[Begin]

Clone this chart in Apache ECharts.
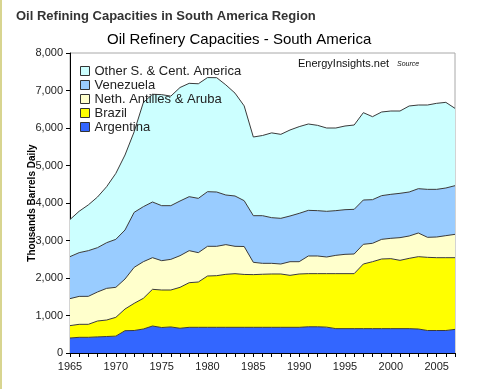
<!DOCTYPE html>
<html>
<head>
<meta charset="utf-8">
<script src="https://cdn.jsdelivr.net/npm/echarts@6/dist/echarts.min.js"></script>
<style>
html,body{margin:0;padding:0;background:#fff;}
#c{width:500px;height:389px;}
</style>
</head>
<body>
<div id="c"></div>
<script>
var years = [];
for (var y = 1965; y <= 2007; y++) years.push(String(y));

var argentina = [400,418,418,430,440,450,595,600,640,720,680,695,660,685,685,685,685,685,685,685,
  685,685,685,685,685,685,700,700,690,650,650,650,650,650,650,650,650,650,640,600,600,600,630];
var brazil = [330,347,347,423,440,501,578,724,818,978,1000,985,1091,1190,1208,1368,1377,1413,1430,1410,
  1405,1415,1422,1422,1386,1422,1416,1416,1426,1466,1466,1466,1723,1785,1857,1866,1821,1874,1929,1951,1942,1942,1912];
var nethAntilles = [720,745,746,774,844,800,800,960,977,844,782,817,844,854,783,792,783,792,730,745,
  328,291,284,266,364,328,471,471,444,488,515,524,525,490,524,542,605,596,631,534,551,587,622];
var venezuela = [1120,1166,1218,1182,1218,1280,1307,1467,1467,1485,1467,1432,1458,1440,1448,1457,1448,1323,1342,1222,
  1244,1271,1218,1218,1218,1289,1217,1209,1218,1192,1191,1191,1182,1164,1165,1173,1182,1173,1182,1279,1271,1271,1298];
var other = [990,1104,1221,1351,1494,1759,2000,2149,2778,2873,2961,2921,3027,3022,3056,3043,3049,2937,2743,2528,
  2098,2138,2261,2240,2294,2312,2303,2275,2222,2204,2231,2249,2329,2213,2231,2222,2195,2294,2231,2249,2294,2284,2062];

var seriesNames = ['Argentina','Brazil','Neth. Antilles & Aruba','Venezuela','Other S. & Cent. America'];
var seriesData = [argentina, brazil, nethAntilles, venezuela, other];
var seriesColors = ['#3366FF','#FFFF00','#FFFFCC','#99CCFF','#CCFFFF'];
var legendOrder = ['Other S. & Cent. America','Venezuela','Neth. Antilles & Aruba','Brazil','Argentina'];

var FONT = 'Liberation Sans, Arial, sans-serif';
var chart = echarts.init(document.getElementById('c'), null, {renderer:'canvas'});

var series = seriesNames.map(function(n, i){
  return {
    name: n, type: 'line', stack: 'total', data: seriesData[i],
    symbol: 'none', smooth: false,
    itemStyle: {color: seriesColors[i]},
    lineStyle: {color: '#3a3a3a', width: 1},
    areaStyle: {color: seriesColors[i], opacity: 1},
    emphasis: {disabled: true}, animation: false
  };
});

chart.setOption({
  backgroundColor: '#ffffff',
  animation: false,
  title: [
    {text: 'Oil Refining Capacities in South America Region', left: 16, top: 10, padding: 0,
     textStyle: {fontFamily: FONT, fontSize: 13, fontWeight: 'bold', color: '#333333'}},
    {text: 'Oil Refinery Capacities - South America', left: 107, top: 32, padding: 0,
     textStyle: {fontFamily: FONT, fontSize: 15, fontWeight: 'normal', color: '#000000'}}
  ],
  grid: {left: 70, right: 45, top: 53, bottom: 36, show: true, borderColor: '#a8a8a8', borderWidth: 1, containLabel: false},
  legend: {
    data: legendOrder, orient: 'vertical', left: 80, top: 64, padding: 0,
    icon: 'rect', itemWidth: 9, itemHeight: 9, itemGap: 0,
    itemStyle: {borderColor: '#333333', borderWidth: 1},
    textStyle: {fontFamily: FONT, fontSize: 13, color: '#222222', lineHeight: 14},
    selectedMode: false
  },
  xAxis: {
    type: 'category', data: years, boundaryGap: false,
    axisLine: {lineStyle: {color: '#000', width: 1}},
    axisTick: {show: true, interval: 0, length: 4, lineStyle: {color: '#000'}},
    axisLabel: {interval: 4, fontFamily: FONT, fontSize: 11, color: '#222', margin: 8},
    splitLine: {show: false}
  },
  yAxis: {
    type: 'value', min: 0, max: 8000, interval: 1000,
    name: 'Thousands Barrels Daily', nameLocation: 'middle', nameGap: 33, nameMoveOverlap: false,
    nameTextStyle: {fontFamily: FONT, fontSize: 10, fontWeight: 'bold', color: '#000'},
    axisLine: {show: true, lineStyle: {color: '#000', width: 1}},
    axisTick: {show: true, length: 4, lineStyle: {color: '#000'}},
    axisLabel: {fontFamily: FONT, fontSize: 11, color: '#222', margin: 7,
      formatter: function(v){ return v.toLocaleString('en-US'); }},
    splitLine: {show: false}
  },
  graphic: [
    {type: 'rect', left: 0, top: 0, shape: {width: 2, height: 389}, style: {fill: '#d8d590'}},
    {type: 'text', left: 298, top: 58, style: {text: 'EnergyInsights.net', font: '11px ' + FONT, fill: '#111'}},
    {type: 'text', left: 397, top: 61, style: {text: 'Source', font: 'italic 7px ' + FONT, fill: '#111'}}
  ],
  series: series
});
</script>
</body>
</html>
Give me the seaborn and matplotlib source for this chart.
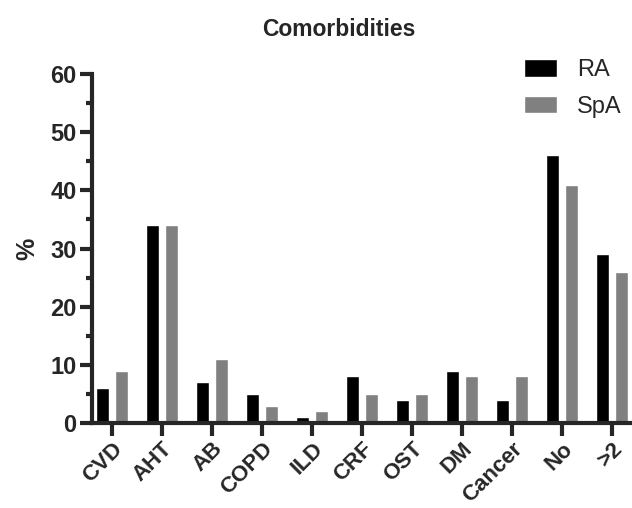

[End]

• _Instructions to follow_
Quote the material exactly. Pictures stay out.

• _Output of the exercise_
Clone this chart in Apache ECharts.
<!DOCTYPE html>
<html>
<head>
<meta charset="utf-8">
<script src="https://cdn.jsdelivr.net/npm/echarts@6/dist/echarts.min.js"></script>
<style>
html,body{margin:0;padding:0;background:#fff;}
#c{width:500px;height:389px;}
</style>
</head>
<body>
<div id="c"></div>
<script>
var years = [];
for (var y = 1965; y <= 2007; y++) years.push(String(y));

var argentina = [400,418,418,430,440,450,595,600,640,720,680,695,660,685,685,685,685,685,685,685,
  685,685,685,685,685,685,700,700,690,650,650,650,650,650,650,650,650,650,640,600,600,600,630];
var brazil = [330,347,347,423,440,501,578,724,818,978,1000,985,1091,1190,1208,1368,1377,1413,1430,1410,
  1405,1415,1422,1422,1386,1422,1416,1416,1426,1466,1466,1466,1723,1785,1857,1866,1821,1874,1929,1951,1942,1942,1912];
var nethAntilles = [720,745,746,774,844,800,800,960,977,844,782,817,844,854,783,792,783,792,730,745,
  328,291,284,266,364,328,471,471,444,488,515,524,525,490,524,542,605,596,631,534,551,587,622];
var venezuela = [1120,1166,1218,1182,1218,1280,1307,1467,1467,1485,1467,1432,1458,1440,1448,1457,1448,1323,1342,1222,
  1244,1271,1218,1218,1218,1289,1217,1209,1218,1192,1191,1191,1182,1164,1165,1173,1182,1173,1182,1279,1271,1271,1298];
var other = [990,1104,1221,1351,1494,1759,2000,2149,2778,2873,2961,2921,3027,3022,3056,3043,3049,2937,2743,2528,
  2098,2138,2261,2240,2294,2312,2303,2275,2222,2204,2231,2249,2329,2213,2231,2222,2195,2294,2231,2249,2294,2284,2062];

var seriesNames = ['Argentina','Brazil','Neth. Antilles & Aruba','Venezuela','Other S. & Cent. America'];
var seriesData = [argentina, brazil, nethAntilles, venezuela, other];
var seriesColors = ['#3366FF','#FFFF00','#FFFFCC','#99CCFF','#CCFFFF'];
var legendOrder = ['Other S. & Cent. America','Venezuela','Neth. Antilles & Aruba','Brazil','Argentina'];

var FONT = 'Liberation Sans, Arial, sans-serif';
var chart = echarts.init(document.getElementById('c'), null, {renderer:'canvas'});

var series = seriesNames.map(function(n, i){
  return {
    name: n, type: 'line', stack: 'total', data: seriesData[i],
    symbol: 'none', smooth: false,
    itemStyle: {color: seriesColors[i]},
    lineStyle: {color: '#3a3a3a', width: 1},
    areaStyle: {color: seriesColors[i], opacity: 1},
    emphasis: {disabled: true}, animation: false
  };
});

chart.setOption({
  backgroundColor: '#ffffff',
  animation: false,
  title: [
    {text: 'Oil Refining Capacities in South America Region', left: 16, top: 10, padding: 0,
     textStyle: {fontFamily: FONT, fontSize: 13, fontWeight: 'bold', color: '#333333'}},
    {text: 'Oil Refinery Capacities - South America', left: 107, top: 32, padding: 0,
     textStyle: {fontFamily: FONT, fontSize: 15, fontWeight: 'normal', color: '#000000'}}
  ],
  grid: {left: 70, right: 45, top: 53, bottom: 36, show: true, borderColor: '#a8a8a8', borderWidth: 1, containLabel: false},
  legend: {
    data: legendOrder, orient: 'vertical', left: 80, top: 64, padding: 0,
    icon: 'rect', itemWidth: 9, itemHeight: 9, itemGap: 0,
    itemStyle: {borderColor: '#333333', borderWidth: 1},
    textStyle: {fontFamily: FONT, fontSize: 13, color: '#222222', lineHeight: 14},
    selectedMode: false
  },
  xAxis: {
    type: 'category', data: years, boundaryGap: false,
    axisLine: {lineStyle: {color: '#000', width: 1}},
    axisTick: {show: true, interval: 0, length: 4, lineStyle: {color: '#000'}},
    axisLabel: {interval: 4, fontFamily: FONT, fontSize: 11, color: '#222', margin: 8},
    splitLine: {show: false}
  },
  yAxis: {
    type: 'value', min: 0, max: 8000, interval: 1000,
    name: 'Thousands Barrels Daily', nameLocation: 'middle', nameGap: 33, nameMoveOverlap: false,
    nameTextStyle: {fontFamily: FONT, fontSize: 10, fontWeight: 'bold', color: '#000'},
    axisLine: {show: true, lineStyle: {color: '#000', width: 1}},
    axisTick: {show: true, length: 4, lineStyle: {color: '#000'}},
    axisLabel: {fontFamily: FONT, fontSize: 11, color: '#222', margin: 7,
      formatter: function(v){ return v.toLocaleString('en-US'); }},
    splitLine: {show: false}
  },
  graphic: [
    {type: 'rect', left: 0, top: 0, shape: {width: 2, height: 389}, style: {fill: '#d8d590'}},
    {type: 'text', left: 298, top: 58, style: {text: 'EnergyInsights.net', font: '11px ' + FONT, fill: '#111'}},
    {type: 'text', left: 397, top: 61, style: {text: 'Source', font: 'italic 7px ' + FONT, fill: '#111'}}
  ],
  series: series
});
</script>
</body>
</html>
Give me the seaborn and matplotlib source for this chart.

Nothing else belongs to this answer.